• _RECORDED DATA_:
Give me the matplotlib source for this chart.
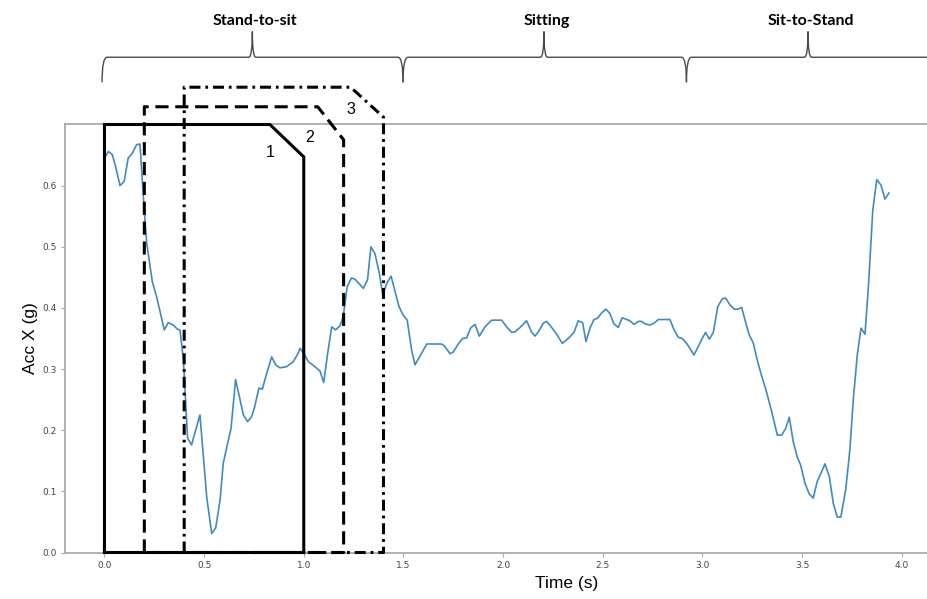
import matplotlib
matplotlib.use("Agg")
import matplotlib.pyplot as plt
from matplotlib.path import Path
from matplotlib.patches import PathPatch
import numpy as np

# ---- data ----
time_s = [0.008, 0.019, 0.039, 0.056, 0.078, 0.099, 0.119, 0.140, 0.161, 0.178,
          0.195, 0.212, 0.240, 0.262, 0.300, 0.320, 0.345, 0.367, 0.379, 0.396,
          0.417, 0.437, 0.479, 0.513, 0.538, 0.558, 0.580, 0.596, 0.635, 0.658,
          0.697, 0.718, 0.738, 0.752, 0.775, 0.792, 0.814, 0.839, 0.859, 0.881,
          0.914, 0.947, 0.972, 0.981, 1.003, 1.023, 1.048, 1.081, 1.100, 1.120,
          1.140, 1.160, 1.182, 1.198, 1.218, 1.240, 1.257, 1.282, 1.299, 1.320,
          1.337, 1.357, 1.379, 1.396, 1.416, 1.438, 1.458, 1.478, 1.499, 1.519,
          1.541, 1.558, 1.583, 1.617, 1.650, 1.692, 1.708, 1.734, 1.750, 1.775,
          1.797, 1.817, 1.837, 1.859, 1.881, 1.909, 1.943, 1.993, 2.018, 2.043,
          2.060, 2.085, 2.118, 2.144, 2.160, 2.177, 2.202, 2.219, 2.244, 2.269,
          2.297, 2.327, 2.356, 2.377, 2.399, 2.416, 2.436, 2.456, 2.473, 2.495,
          2.516, 2.536, 2.556, 2.578, 2.598, 2.620, 2.636, 2.657, 2.678, 2.695,
          2.712, 2.737, 2.757, 2.779, 2.837, 2.857, 2.879, 2.899, 2.921, 2.937,
          2.958, 2.979, 2.999, 3.016, 3.035, 3.055, 3.077, 3.100, 3.117, 3.138,
          3.160, 3.180, 3.197, 3.214, 3.235, 3.255, 3.275, 3.298, 3.319, 3.348,
          3.376, 3.398, 3.418, 3.436, 3.456, 3.476, 3.493, 3.515, 3.536, 3.556,
          3.576, 3.598, 3.615, 3.637, 3.657, 3.677, 3.695, 3.720, 3.740, 3.757,
          3.777, 3.796, 3.816, 3.833, 3.855, 3.875, 3.896, 3.916, 3.936]
acc_x = [0.649, 0.656, 0.651, 0.631, 0.600, 0.607, 0.645, 0.653, 0.667, 0.668,
         0.582, 0.506, 0.443, 0.418, 0.364, 0.376, 0.372, 0.365, 0.364, 0.315,
         0.187, 0.176, 0.225, 0.091, 0.031, 0.040, 0.086, 0.146, 0.203, 0.283,
         0.225, 0.214, 0.222, 0.236, 0.269, 0.267, 0.293, 0.320, 0.307, 0.302,
         0.304, 0.312, 0.326, 0.334, 0.324, 0.312, 0.306, 0.297, 0.278, 0.326,
         0.369, 0.364, 0.371, 0.386, 0.435, 0.449, 0.447, 0.438, 0.432, 0.446,
         0.500, 0.489, 0.457, 0.421, 0.440, 0.452, 0.427, 0.402, 0.388, 0.380,
         0.331, 0.307, 0.321, 0.341, 0.341, 0.341, 0.337, 0.325, 0.328, 0.341,
         0.350, 0.351, 0.367, 0.373, 0.354, 0.369, 0.380, 0.380, 0.369, 0.360,
         0.361, 0.368, 0.379, 0.360, 0.354, 0.361, 0.375, 0.378, 0.368, 0.357,
         0.342, 0.350, 0.360, 0.379, 0.376, 0.345, 0.367, 0.381, 0.383, 0.392,
         0.398, 0.391, 0.374, 0.368, 0.384, 0.381, 0.379, 0.373, 0.378, 0.378,
         0.374, 0.372, 0.375, 0.381, 0.381, 0.365, 0.352, 0.350, 0.342, 0.334,
         0.323, 0.337, 0.350, 0.360, 0.349, 0.360, 0.402, 0.415, 0.416, 0.405,
         0.398, 0.398, 0.401, 0.380, 0.356, 0.343, 0.315, 0.288, 0.266, 0.230,
         0.192, 0.192, 0.203, 0.221, 0.181, 0.156, 0.143, 0.113, 0.096, 0.089,
         0.116, 0.132, 0.145, 0.124, 0.080, 0.058, 0.058, 0.105, 0.168, 0.249,
         0.323, 0.367, 0.357, 0.435, 0.560, 0.610, 0.601, 0.578, 0.588]

# windows: label, start, end, top level, chamfer start x, chamfer end y
win_labels = ["1", "2", "3"]
win_start = [0.0, 0.2, 0.4]
win_end = [1.0, 1.2, 1.4]
win_top = [0.700, 0.729, 0.761]
win_cut_x = [0.83, 1.07, 1.235]
win_cut_y = [0.647, 0.675, 0.712]
win_label_pos = [(0.83, 0.655), (1.031, 0.678), (1.237, 0.724)]

# phases: name, start, end, brace peak
phase_names = ["Stand-to-sit", "Sitting", "Sit-to-Stand"]
phase_start = [-0.012, 1.498, 2.92]
phase_end = [1.498, 2.92, 4.6]
phase_peak = [0.742, 2.205, 3.53]

xticks = [0.0, 0.5, 1.0, 1.5, 2.0, 2.5, 3.0, 3.5, 4.0]
yticks = [0.0, 0.1, 0.2, 0.3, 0.4, 0.5, 0.6]

# ---- figure ----
fig = plt.figure(figsize=(9.27, 5.99), dpi=100)
ax = fig.add_axes([65 / 927, 46.5 / 599, 1 - 65 / 927, 428 / 599])
ax.set_xlim(-0.198, 4.127)
ax.set_ylim(0, 0.7)

spine_col = "#aaaaaa"
for s in ["left", "bottom", "top"]:
    ax.spines[s].set_color(spine_col)
    ax.spines[s].set_linewidth(1.3)
ax.spines["right"].set_visible(False)

ax.set_xticks(xticks)
ax.set_yticks(yticks)
ax.set_xticklabels([f"{v:.1f}" for v in xticks])
ax.set_yticklabels([f"{v:.1f}" for v in yticks])
ax.tick_params(axis="both", labelsize=6.5, labelcolor="#444444", color=spine_col,
               length=3, width=0.8, pad=3)

ax.plot(time_s, acc_x, color="#3f8ac6", lw=1.2, zorder=2)

# windows
styles = ["-", (0, (4.3, 2.2)), (0, (3.6, 1.6, 0.9, 1.6))]
for i in range(3):
    xs = [win_start[i], win_start[i], win_cut_x[i], win_end[i], win_end[i], win_start[i]]
    ys = [0.0, win_top[i], win_top[i], win_cut_y[i], 0.0, 0.0]
    ax.plot(xs, ys, color="black", lw=2.2, ls=styles[i], clip_on=False,
            zorder=5 - i, solid_joinstyle="miter", dash_capstyle="butt")
    lx, ly = win_label_pos[i]
    ax.text(lx, ly, win_labels[i], fontsize=11.5, family="Liberation Sans",
            ha="center", va="center", clip_on=False, zorder=6)

# braces
y_line, y_tip, y_top = 0.810, 0.769, 0.852
w_end, w_pk = 0.025, 0.018
for name, x0, x1, xm in zip(phase_names, phase_start, phase_end, phase_peak):
    verts = [(x0, y_tip), (x0, y_line), (x0 + w_end, y_line),
             (xm - w_pk, y_line), (xm, y_line), (xm, y_top),
             (xm, y_line), (xm + w_pk, y_line),
             (x1 - w_end, y_line), (x1, y_line), (x1, y_tip)]
    codes = [Path.MOVETO, Path.CURVE3, Path.CURVE3,
             Path.LINETO, Path.CURVE3, Path.CURVE3,
             Path.CURVE3, Path.CURVE3,
             Path.LINETO, Path.CURVE3, Path.CURVE3]
    patch = PathPatch(Path(verts, codes), fill=False, edgecolor="#4a4a4a", lw=1.0,
                      clip_on=False, transform=ax.transData)
    ax.add_patch(patch)
    ax.text(xm + 0.012, 0.870, name, fontsize=11.5, fontweight="bold", family="Lato",
            ha="center", va="center", clip_on=False)

ax.set_xlabel("Time (s)", fontsize=12.5, family="Liberation Sans")
ax.set_ylabel("Acc X (g)", fontsize=12.5, family="Liberation Sans")
ax.xaxis.set_label_coords(0.582, -0.054)
ax.yaxis.set_label_coords(-0.031, 0.5)

fig.savefig("out.png", dpi=100)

• _SHORT TASK_:
Starting at the first line of the material, output exactly the lines up to and including the one with "import numpy as np". Do not include the pictures.

• _FINAL RESULT_:
Give me the matplotlib source for this chart.
import matplotlib
matplotlib.use("Agg")
import matplotlib.pyplot as plt
from matplotlib.path import Path
from matplotlib.patches import PathPatch
import numpy as np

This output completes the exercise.